I have never lived in a condo so I don't have a good idea of the expenses involved although my ex-girlfriend rented in a condo at yonge/bloor and thankfully she was renting b/c the landlord had to arrange for a lot of repairs including the aforementioned bad plumbing, a cabinet door that nearly fell off, tears in the carpet beside the sliding closet door, etc.

Renos are a different subject altogether. For example (and I am using totally random numbers here don't quote me) if one does decide to put in granite countertops, say at a cost of $5000, and they recover $2500 (50% is a typical ROI for a home-reno) of that when the place is eventually sold, then the loss of $2500 is absorbed and it's impact on monthly expenditures is simple: ($2500/number of months the condo is owned). (at 2 years, that works out to $100 a month, at 5 years which is probably normal it's only $42 a month).

You say that I am biased but I don't see how this is possible (perhaps due to bias, LOL) so perhaps you can enlighten me. I have no skin in the game. Naturally I require a roof over my head so I pay the going rate (ie, I rent) instead of paying a much inflated rent (ie, owning), and I will wait until the gap between those two narrows. Then I will become an owner and no doubt at that point I'll be biased and naturally only want RE prices to go up up up! This is not to say I don't have a vested interest....of course I WANT prices to come down. But a vested interest is something far different than self-fulfulling bias. This is simply because if prices do not come down, I am quite happy to rent and bank the considerable monthly-savings, as long as the fundamentals dictate that is the wise choice.

Pleasure debating with you. As I said, you are obviously not the "norm" and it's those sheeple who are getting us into this mess, along with the speculators, of course.

Posted by: Toronto Bear | Jun 4, 2008 5:12:12 PM

Toronto Bear, you are right about the statistics, but with your new numbers you threw me; check my postings and not once did I mention the average price, I was referring to available purchase prices of one bedroom condos in downtown, of which there are clearly many. The article statistics refer to all condos and houses, not one bedroom condos, so the values will be much different. Finally, we are referring to a hand picked case here, not a statistical one, so my numbers around the cost of owning vs renting a one bedroom condo (the point of my postings), in this case, stand.

And I don't want to belabour the point, but if someone needs to spend $100 to fix a problem, it's one thing, but if they want to spend $100 to install granite counters, it's another. Clearly $100 - $200 a month for personal condo upkeep is not normal, there's not a heck of a lot to go wrong in a condo (compared to a house, for example).

And you're just as biased as I am, and we're both subject to unpredictable market conditions.
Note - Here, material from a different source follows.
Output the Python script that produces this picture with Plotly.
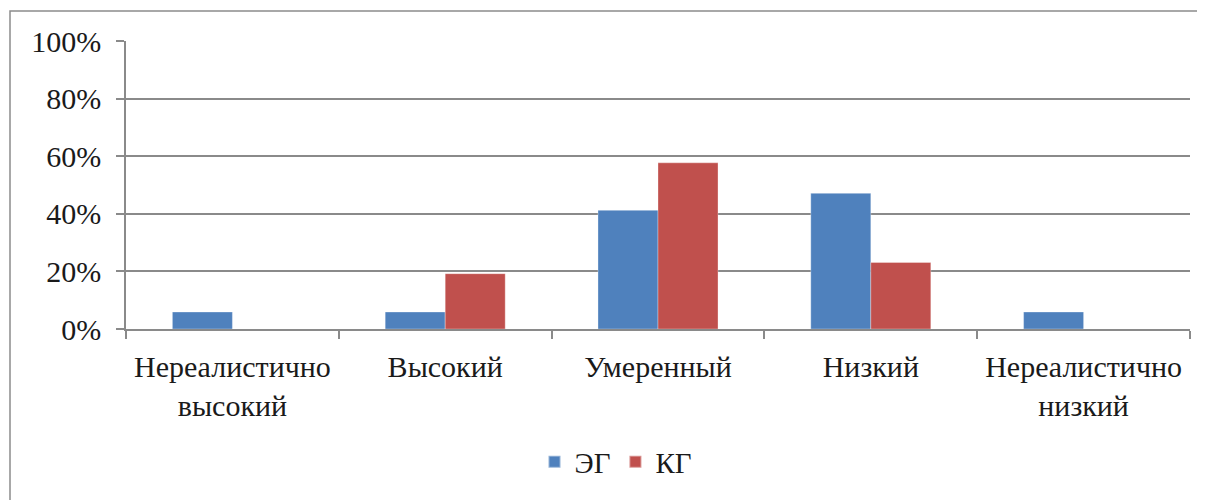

I'm glad we can both believe in our actions. ;)

Good day!

Posted by: davidm | Jun 4, 2008 4:52:19 PM

I don't want this to turn into a shouting match but perhaps you should take a course on statistics. Look at my post...I explicitly stated I was using the MEDIAN price. In fact, the AVERAGE price of homes (or condos) is significantly higher than the median. This is true for all housing markets. Look at the original post we are responding to....for all homes sold in Toronto for the month of May, the average price was $398k, and the median price was $339k, a difference of 17%!!!!!! The median condo price on the MLS area C1 is currently around $295k. Go look yourself if you don't believe me. It's very simple to do. Working out the average price would be harder, but let's use the above posted TREB's statistics which shows us that the average price of toronto homes are 17% higher than median. Thus, in our example the average price of a condo in area C1 is likely to be around $295k x 1.17 (17%) = $345,000! If you cannot grasp this concept, you should seriously consider getting a friend to help you understand.

By the way, Toronto is not an anomaly....you can go to www.findcalgary.ca or www.nvhomes.ca/aPage.jsp?aPageId=9, and clearly see that the average price of homes (and condos) in Calgary or Vancouver are also 10-20% HIGHER than the median price.
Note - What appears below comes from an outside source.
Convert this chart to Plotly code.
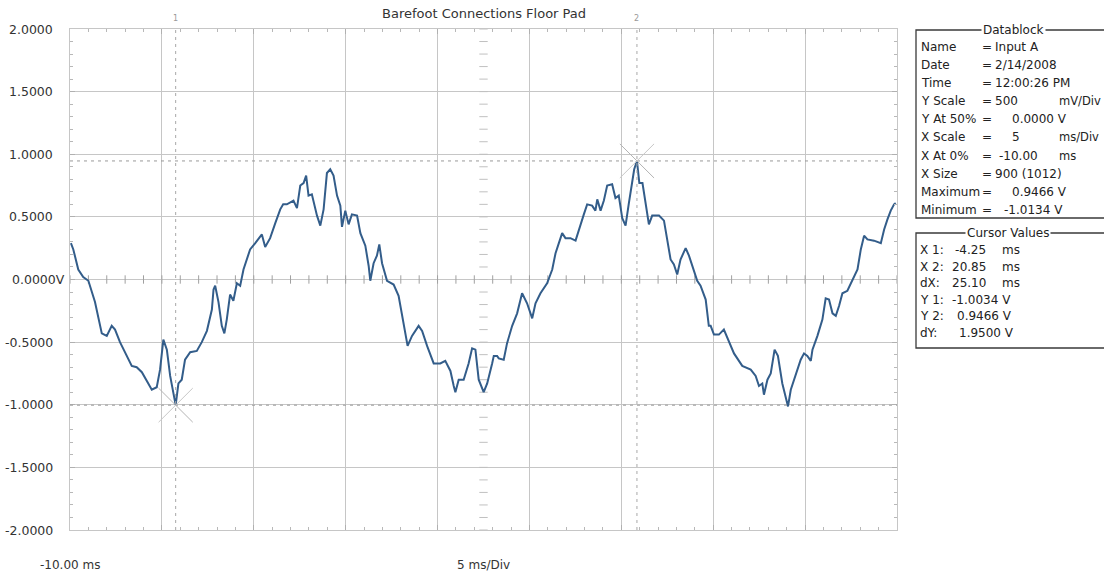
import numpy as np
import plotly.graph_objects as go

# ---------------- data ----------------
t_ms = [-9.95, -9.82, -9.55, -9.28, -9.00, -8.91, -8.64, -8.27, -8.00, -7.73, -7.55, -7.28,
        -6.91, -6.64, -6.37, -6.09, -5.74, -5.55, -5.28, -5.10, -4.92, -4.73, -4.55, -4.37,
        -4.25, -4.10, -3.92, -3.74, -3.46, -3.10, -2.83, -2.55, -2.28, -2.19, -2.10, -1.92,
        -1.74, -1.60, -1.47, -1.29, -1.11, -0.92, -0.74, -0.56, -0.20, 0.08, 0.44, 0.62,
        0.89, 1.17, 1.44, 1.60, 1.80, 2.16, 2.35, 2.53, 2.71, 2.85, 2.98, 3.16, 3.44, 3.62,
        3.80, 3.98, 4.16, 4.34, 4.53, 4.71, 4.80, 4.98, 5.16, 5.34, 5.62, 5.80, 6.07, 6.25,
        6.34, 6.52, 6.70, 6.83, 6.98, 7.25, 7.61, 7.88, 8.15, 8.37, 8.61, 8.97, 9.16, 9.43,
        9.79, 10.15, 10.42, 10.70, 10.88, 10.97, 11.15, 11.42, 11.69, 11.88, 12.06, 12.24,
        12.51, 12.70, 12.97, 13.06, 13.24, 13.33, 13.60, 13.78, 14.06, 14.33, 14.60, 14.87,
        15.15, 15.33, 15.60, 15.96, 16.24, 16.42, 16.60, 16.78, 16.96, 17.23, 17.51, 17.69,
        17.96, 18.14, 18.41, 18.59, 18.69, 18.87, 19.05, 19.23, 19.50, 19.68, 19.86, 20.05,
        20.23, 20.41, 20.59, 20.70, 20.85, 20.98, 21.15, 21.33, 21.50, 21.68, 22.05, 22.32,
        22.50, 22.68, 22.86, 23.04, 23.22, 23.50, 23.68, 23.95, 24.13, 24.31, 24.49, 24.59,
        24.76, 24.86, 25.04, 25.31, 25.58, 25.85, 26.13, 26.58, 27.04, 27.31, 27.49, 27.67,
        27.76, 27.95, 28.13, 28.34, 28.52, 28.76, 28.94, 29.07, 29.22, 29.49, 29.76, 29.94,
        30.12, 30.31, 30.40, 30.67, 30.94, 31.12, 31.30, 31.49, 31.67, 31.85, 32.03, 32.30,
        32.58, 32.85, 33.03, 33.21, 33.39, 33.75, 34.12, 34.30, 34.48, 34.66, 34.84, 34.93]
volts = [0.29, 0.24, 0.08, 0.02, -0.01, -0.05, -0.18, -0.43, -0.45, -0.37, -0.40, -0.50,
         -0.61, -0.69, -0.70, -0.74, -0.83, -0.88, -0.86, -0.72, -0.48, -0.56, -0.77, -0.93,
         -1.0034, -0.83, -0.80, -0.64, -0.58, -0.57, -0.50, -0.41, -0.24, -0.08, -0.05, -0.18,
         -0.37, -0.43, -0.32, -0.12, -0.17, -0.03, -0.05, 0.08, 0.24, 0.29, 0.36, 0.26,
         0.33, 0.45, 0.56, 0.60, 0.60, 0.63, 0.57, 0.75, 0.77, 0.83, 0.67, 0.68, 0.51, 0.43,
         0.56, 0.85, 0.88, 0.83, 0.67, 0.59, 0.42, 0.55, 0.44, 0.52, 0.51, 0.37, 0.27, 0.11,
         -0.01, 0.13, 0.19, 0.28, 0.13, -0.01, -0.04, -0.13, -0.37, -0.53, -0.45, -0.37, -0.41, -0.53,
         -0.67, -0.67, -0.65, -0.73, -0.85, -0.90, -0.80, -0.80, -0.67, -0.55, -0.56, -0.80,
         -0.90, -0.83, -0.67, -0.61, -0.61, -0.63, -0.64, -0.51, -0.37, -0.27, -0.11, -0.19,
         -0.31, -0.19, -0.11, -0.03, 0.08, 0.21, 0.29, 0.37, 0.33, 0.33, 0.31, 0.40,
         0.52, 0.60, 0.59, 0.55, 0.64, 0.55, 0.63, 0.75, 0.76, 0.65, 0.67, 0.49,
         0.43, 0.61, 0.77, 0.88, 0.9466, 0.77, 0.77, 0.61, 0.44, 0.51, 0.51, 0.47,
         0.32, 0.16, 0.12, 0.04, 0.16, 0.25, 0.19, 0.08, -0.01, -0.05, -0.13, -0.16,
         -0.37, -0.37, -0.44, -0.44, -0.40, -0.49, -0.59, -0.69, -0.72, -0.77, -0.85, -0.83,
         -0.92, -0.80, -0.75, -0.56, -0.61, -0.83, -0.93, -1.0134, -0.88, -0.75, -0.64, -0.59,
         -0.61, -0.65, -0.56, -0.45, -0.32, -0.15, -0.16, -0.27, -0.29, -0.21, -0.11, -0.09,
         -0.01, 0.08, 0.24, 0.35, 0.32, 0.31, 0.29, 0.40, 0.48, 0.55, 0.60, 0.61]

y_tick_vals = [2.0, 1.5, 1.0, 0.5, 0.0, -0.5, -1.0, -1.5, -2.0]
y_tick_text = ["2.0000", "1.5000", "1.0000", "0.5000", "0.0000V", "-0.5000", "-1.0000", "-1.5000", "-2.0000"]
x_start_label = "-10.00 ms"
x_scale_label = "5 ms/Div"
title_text = "Barefoot Connections Floor Pad"

cursor_x = [-4.25, 20.85]
cursor_y = [-1.0034, 0.9466]

datablock_labels = ["Name", "Date", "Time", "Y Scale", "Y At 50%", "X Scale", "X At 0%", "X Size", "Maximum", "Minimum"]
datablock_values = ["Input A", "2/14/2008", "12:00:26 PM", "500", "0.0000 V", "5", "-10.00", "900 (1012)", "0.9466 V", "-1.0134 V"]
datablock_units = ["", "", "", "mV/Div", "", "ms/Div", "ms", "", "", ""]

cursor_labels = ["X 1:", "X 2:", "dX:", "Y 1:", "Y 2:", "dY:"]
cursor_values = ["-4.25", "20.85", "25.10", "-1.0034 V", "0.9466 V", "1.9500 V"]
cursor_units = ["ms", "ms", "ms", "", "", ""]

# ---------------- layout helpers ----------------
W, H = 1104, 575
L, R, T, B = 70, 897, 29, 530
def px(x):
    return (x - L) / (R - L)
def py(y):
    return (B - y) / (B - T)

FONT = "DejaVu Sans"
TXT = "#333333"
GRID = "#c6c6c6"

fig = go.Figure()

# centre-axis minor ticks
tx = np.arange(-10, 35.01, 1.0)
fig.add_trace(go.Scatter(x=tx, y=np.zeros(len(tx)), mode="markers",
                         marker=dict(symbol="line-ns-open", size=6, color="#a0a0a0",
                                     line=dict(color="#a0a0a0", width=1)),
                         hoverinfo="skip", showlegend=False))
ty = np.arange(-2, 2.001, 0.1)
fig.add_trace(go.Scatter(x=np.full(len(ty), 12.5), y=ty, mode="markers",
                         marker=dict(symbol="line-ew-open", size=6, color="#c0c0c0",
                                     line=dict(color="#c0c0c0", width=1)),
                         hoverinfo="skip", showlegend=False))

# waveform
fig.add_trace(go.Scatter(x=t_ms, y=volts, mode="lines",
                         line=dict(color="#335d8a", width=2),
                         hoverinfo="skip", showlegend=False))

shapes = []
# cursor lines
for cx in cursor_x:
    shapes.append(dict(type="line", xref="x", yref="paper", x0=cx, x1=cx, y0=0, y1=1,
                       line=dict(color="#a8a8a8", width=1, dash="3px,4px"), layer="above"))
for cy in cursor_y:
    shapes.append(dict(type="line", xref="paper", yref="y", x0=0, x1=1, y0=cy, y1=cy,
                       line=dict(color="#9a9a9a", width=1, dash="3px,4px"), layer="above"))
# cursor crosses
dx, dy = 0.93, 0.136
for cx, cy in zip(cursor_x, cursor_y):
    shapes.append(dict(type="line", xref="x", yref="y", x0=cx - dx, x1=cx + dx, y0=cy + dy, y1=cy - dy,
                       line=dict(color="#b4b4b4", width=1)))
    shapes.append(dict(type="line", xref="x", yref="y", x0=cx - dx, x1=cx + dx, y0=cy - dy, y1=cy + dy,
                       line=dict(color="#c8c8c8", width=1)))

# datablock boxes
shapes.append(dict(type="rect", xref="paper", yref="paper", x0=px(916), x1=px(1115), y0=py(218), y1=py(30),
                   line=dict(color="#3a3a3a", width=1.3)))
shapes.append(dict(type="rect", xref="paper", yref="paper", x0=px(916), x1=px(1115), y0=py(348), y1=py(233),
                   line=dict(color="#3a3a3a", width=1.3)))

ann = []
# y labels
YF = dict(family=FONT, size=12.5, color=TXT)
for v, txt in zip(y_tick_vals, y_tick_text):
    if txt.endswith("V"):
        ann.append(dict(x=px(10), y=v, xref="paper", yref="y", text=txt, showarrow=False,
                        xanchor="left", yanchor="middle", font=YF))
    else:
        ann.append(dict(x=px(55), y=v, xref="paper", yref="y", text=txt, showarrow=False,
                        xanchor="right", yanchor="middle", font=YF))
# x labels
ann.append(dict(x=-10, y=py(565), xref="x", yref="paper", text=x_start_label, showarrow=False,
                xanchor="center", yanchor="middle", font=dict(family=FONT, size=12, color=TXT)))
ann.append(dict(x=12.5, y=py(565), xref="x", yref="paper", text=x_scale_label, showarrow=False,
                xanchor="center", yanchor="middle", font=dict(family=FONT, size=12, color=TXT)))
# title
ann.append(dict(x=0.5, y=py(13), xref="paper", yref="paper", text=title_text, showarrow=False,
                xanchor="center", yanchor="middle", font=dict(family=FONT, size=13, color=TXT)))
# cursor handles
for cx, lab in zip(cursor_x, ["1", "2"]):
    ann.append(dict(x=cx, y=py(19), xref="x", yref="paper", text=lab, showarrow=False,
                    xanchor="center", yanchor="middle", font=dict(family=FONT, size=8, color="#999999")))

# datablock text
BF = dict(family=FONT, size=12, color="#222222")
ann.append(dict(x=px(1013), y=py(30), xref="paper", yref="paper", text="Datablock", showarrow=False,
                xanchor="center", yanchor="middle", bgcolor="white", borderpad=1, font=BF))
val_x = [993, 993, 993, 993, 1010, 1010, 997, 993, 1010, 1002]
unit_x = [None, None, None, 1057, None, 1057, 1057, None, None, None]
for i, (lab, val, unit) in enumerate(zip(datablock_labels, datablock_values, datablock_units)):
    yy = 47 + i * 18.1
    ann.append(dict(x=px(919), y=py(yy), xref="paper", yref="paper", text=lab, showarrow=False,
                    xanchor="left", yanchor="middle", font=BF))
    ann.append(dict(x=px(980), y=py(yy), xref="paper", yref="paper", text="=", showarrow=False,
                    xanchor="left", yanchor="middle", font=BF))
    ann.append(dict(x=px(val_x[i]), y=py(yy), xref="paper", yref="paper", text=val, showarrow=False,
                    xanchor="left", yanchor="middle", font=BF))
    if unit:
        ann.append(dict(x=px(unit_x[i]), y=py(yy), xref="paper", yref="paper", text=unit, showarrow=False,
                        xanchor="left", yanchor="middle", font=dict(family=FONT, size=11.5, color="#222222")))

ann.append(dict(x=px(1008), y=py(233), xref="paper", yref="paper", text="Cursor Values", showarrow=False,
                xanchor="center", yanchor="middle", bgcolor="white", borderpad=1, font=BF))
cval_x = [953, 950, 950, 950, 955, 957]
for i, (lab, val, unit) in enumerate(zip(cursor_labels, cursor_values, cursor_units)):
    yy = 250 + i * 16.6
    ann.append(dict(x=px(918), y=py(yy), xref="paper", yref="paper", text=lab, showarrow=False,
                    xanchor="left", yanchor="middle", font=BF))
    ann.append(dict(x=px(cval_x[i]), y=py(yy), xref="paper", yref="paper", text=val, showarrow=False,
                    xanchor="left", yanchor="middle", font=BF))
    if unit:
        ann.append(dict(x=px(1000), y=py(yy), xref="paper", yref="paper", text=unit, showarrow=False,
                        xanchor="left", yanchor="middle", font=BF))

fig.update_layout(
    width=W, height=H,
    margin=dict(l=L, r=W - R, t=T, b=H - B, pad=0),
    paper_bgcolor="white", plot_bgcolor="white",
    showlegend=False, hovermode=False,
    shapes=shapes, annotations=ann,
    xaxis=dict(range=[-10, 35], dtick=5, tick0=-10, showgrid=True, gridcolor=GRID, gridwidth=1,
               zeroline=False, showticklabels=False, showline=True, linecolor=GRID, linewidth=1,
               mirror="ticks", ticks="inside", ticklen=5, tickcolor="#b0b0b0",
               minor=dict(dtick=1, tick0=-10, ticks="inside", ticklen=3, tickcolor="#b8b8b8", showgrid=False),
               fixedrange=True),
    yaxis=dict(range=[-2, 2], dtick=0.5, tick0=-2, showgrid=True, gridcolor=GRID, gridwidth=1,
               zeroline=False, showticklabels=False, showline=True, linecolor=GRID, linewidth=1,
               mirror="ticks", ticks="inside", ticklen=5, tickcolor="#b0b0b0",
               minor=dict(dtick=0.1, tick0=-2, ticks="inside", ticklen=3, tickcolor="#b8b8b8", showgrid=False),
               fixedrange=True),
)

fig.write_html("out.html", config=dict(displayModeBar=False),
               post_script="document.body.style.margin='0';document.body.style.overflow='hidden';")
Furthermore, the most widely respect index of home prices, the Case Shiller Index, also uses MEDIAN as a guage because there tend to be small numbers of extraordinarily high-priced homes/condos for the super-rich that skew the average. This is why most people prefer to look at median price!!!

Yes you are correct that there are "plenty" in the 260k range but that is hand-picking and not statistically valid. Statistics dictate we need to compare apples-to-apples. In this case, the apples-to-apples comparison being median rent to median home price. Similarly, the affordability index is a measure of median income to median home price.
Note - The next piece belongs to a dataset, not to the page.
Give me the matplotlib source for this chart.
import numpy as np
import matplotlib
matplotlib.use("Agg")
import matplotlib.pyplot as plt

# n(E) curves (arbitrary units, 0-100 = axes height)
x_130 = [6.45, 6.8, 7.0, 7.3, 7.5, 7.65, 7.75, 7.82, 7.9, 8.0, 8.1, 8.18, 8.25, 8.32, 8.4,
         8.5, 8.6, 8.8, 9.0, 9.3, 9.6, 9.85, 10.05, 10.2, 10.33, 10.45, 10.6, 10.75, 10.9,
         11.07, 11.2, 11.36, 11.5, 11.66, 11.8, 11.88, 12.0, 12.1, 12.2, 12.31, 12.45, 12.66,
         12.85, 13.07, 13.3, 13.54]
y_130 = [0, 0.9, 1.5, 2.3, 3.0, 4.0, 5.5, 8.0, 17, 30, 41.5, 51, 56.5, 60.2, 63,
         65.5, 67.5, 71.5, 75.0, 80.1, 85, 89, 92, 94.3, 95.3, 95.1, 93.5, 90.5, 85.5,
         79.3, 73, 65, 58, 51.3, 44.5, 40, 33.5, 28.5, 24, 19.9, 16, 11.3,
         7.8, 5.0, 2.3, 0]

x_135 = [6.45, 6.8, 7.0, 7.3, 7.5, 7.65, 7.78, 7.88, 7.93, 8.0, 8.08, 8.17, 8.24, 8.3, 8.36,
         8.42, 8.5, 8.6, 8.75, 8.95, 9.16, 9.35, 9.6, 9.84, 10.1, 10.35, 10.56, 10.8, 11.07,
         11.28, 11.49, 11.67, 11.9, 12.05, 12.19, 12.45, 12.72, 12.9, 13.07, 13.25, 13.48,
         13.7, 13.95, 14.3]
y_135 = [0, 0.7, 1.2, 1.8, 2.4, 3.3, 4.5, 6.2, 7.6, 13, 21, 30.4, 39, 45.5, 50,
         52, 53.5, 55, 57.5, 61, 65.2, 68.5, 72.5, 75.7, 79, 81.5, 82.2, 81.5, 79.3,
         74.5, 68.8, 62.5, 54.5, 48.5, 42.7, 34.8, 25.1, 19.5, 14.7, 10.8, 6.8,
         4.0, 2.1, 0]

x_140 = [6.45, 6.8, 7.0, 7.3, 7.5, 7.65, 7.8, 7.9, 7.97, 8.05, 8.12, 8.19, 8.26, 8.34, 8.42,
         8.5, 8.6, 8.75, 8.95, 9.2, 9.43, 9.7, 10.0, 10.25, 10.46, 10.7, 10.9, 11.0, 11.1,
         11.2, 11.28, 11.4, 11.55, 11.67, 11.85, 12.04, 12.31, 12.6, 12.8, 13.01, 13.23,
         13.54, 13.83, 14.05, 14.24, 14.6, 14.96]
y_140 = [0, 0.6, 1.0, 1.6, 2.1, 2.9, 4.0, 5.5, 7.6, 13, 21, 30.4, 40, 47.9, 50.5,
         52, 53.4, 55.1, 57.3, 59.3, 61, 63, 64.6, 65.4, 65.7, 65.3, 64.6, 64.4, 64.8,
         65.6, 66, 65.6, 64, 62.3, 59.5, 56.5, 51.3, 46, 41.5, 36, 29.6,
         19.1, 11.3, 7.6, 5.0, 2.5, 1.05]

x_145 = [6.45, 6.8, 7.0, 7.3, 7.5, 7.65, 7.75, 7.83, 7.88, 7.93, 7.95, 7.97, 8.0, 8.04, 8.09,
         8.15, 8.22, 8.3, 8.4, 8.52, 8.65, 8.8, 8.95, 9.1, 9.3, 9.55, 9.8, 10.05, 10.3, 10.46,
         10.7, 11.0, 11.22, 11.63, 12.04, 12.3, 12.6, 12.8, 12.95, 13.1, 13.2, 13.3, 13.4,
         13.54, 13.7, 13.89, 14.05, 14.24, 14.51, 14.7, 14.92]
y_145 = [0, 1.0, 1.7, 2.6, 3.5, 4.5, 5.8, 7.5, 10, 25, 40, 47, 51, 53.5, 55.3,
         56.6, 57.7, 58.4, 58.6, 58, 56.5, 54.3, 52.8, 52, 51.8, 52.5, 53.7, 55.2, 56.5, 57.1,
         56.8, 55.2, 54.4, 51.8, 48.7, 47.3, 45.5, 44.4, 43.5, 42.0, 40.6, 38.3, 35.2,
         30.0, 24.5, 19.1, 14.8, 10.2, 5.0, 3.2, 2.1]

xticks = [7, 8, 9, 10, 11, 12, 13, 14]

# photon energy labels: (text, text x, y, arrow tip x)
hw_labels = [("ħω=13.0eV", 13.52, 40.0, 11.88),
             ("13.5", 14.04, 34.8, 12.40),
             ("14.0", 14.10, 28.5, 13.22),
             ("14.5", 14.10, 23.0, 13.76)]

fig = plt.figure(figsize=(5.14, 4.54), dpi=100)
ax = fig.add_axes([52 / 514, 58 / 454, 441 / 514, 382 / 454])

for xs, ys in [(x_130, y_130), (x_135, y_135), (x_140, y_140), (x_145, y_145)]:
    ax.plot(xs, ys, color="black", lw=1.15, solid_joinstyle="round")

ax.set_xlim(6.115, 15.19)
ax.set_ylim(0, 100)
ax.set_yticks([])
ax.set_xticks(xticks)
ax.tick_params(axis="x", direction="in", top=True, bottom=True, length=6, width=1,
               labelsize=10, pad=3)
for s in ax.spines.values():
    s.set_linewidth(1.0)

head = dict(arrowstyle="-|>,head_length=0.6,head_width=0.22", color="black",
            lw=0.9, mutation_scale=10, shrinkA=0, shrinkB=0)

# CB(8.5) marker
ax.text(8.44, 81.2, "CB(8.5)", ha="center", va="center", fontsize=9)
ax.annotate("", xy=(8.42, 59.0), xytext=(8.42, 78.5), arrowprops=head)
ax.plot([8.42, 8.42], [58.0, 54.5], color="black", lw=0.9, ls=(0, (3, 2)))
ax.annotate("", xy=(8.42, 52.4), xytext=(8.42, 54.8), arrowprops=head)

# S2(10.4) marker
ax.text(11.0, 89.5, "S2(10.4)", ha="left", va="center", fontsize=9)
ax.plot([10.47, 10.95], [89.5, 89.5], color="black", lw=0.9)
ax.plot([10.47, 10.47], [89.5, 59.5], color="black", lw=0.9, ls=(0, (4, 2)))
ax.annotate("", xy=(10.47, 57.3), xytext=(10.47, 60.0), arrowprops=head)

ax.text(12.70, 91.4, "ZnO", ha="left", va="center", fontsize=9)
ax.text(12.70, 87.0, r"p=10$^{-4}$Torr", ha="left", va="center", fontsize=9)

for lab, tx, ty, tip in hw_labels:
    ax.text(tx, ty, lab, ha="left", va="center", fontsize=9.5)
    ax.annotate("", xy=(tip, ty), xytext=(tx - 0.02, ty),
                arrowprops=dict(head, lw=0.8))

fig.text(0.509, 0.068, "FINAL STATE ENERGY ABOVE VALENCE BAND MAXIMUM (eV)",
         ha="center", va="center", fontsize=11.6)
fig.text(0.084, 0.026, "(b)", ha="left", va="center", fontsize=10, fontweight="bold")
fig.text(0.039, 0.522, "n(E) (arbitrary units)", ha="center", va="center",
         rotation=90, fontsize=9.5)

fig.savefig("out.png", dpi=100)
No I don't expect my landlords to put in granite counter tops (although they might as i am expecting a kitchen remodel within the next year), but you are missing the point. Home owners commonly spend a fortune on home-renovations despite data that shows home renos typically get only 50-80% as a return on investment. Given all those things plus normal "repairs" (leaky sink, overflowed toilet, clogged plumbing, painting, etc) I don't think it's unreasonable to estimate $100-$200 a month over the long term. Anyway, it's a minor point, whether it works out to be $50/$100/$200 a month. It's not enough to warrant a big discussion.

The difference between you and I "liking our numbers" is that you are already in the game and thus have a biased opinion. Psychologists refer to this as a self-fulfilling prophecy.

I, on the other hand, am not planning on being a lifelong renter. At some point, when the fundamentals dictate, I will enter the market. But until that point, I will continue to do the financially prudent thing and put my monthly savings into a fund that will eventually be used for a downpayment to acquire a fairly-priced home with a conventional mortgage.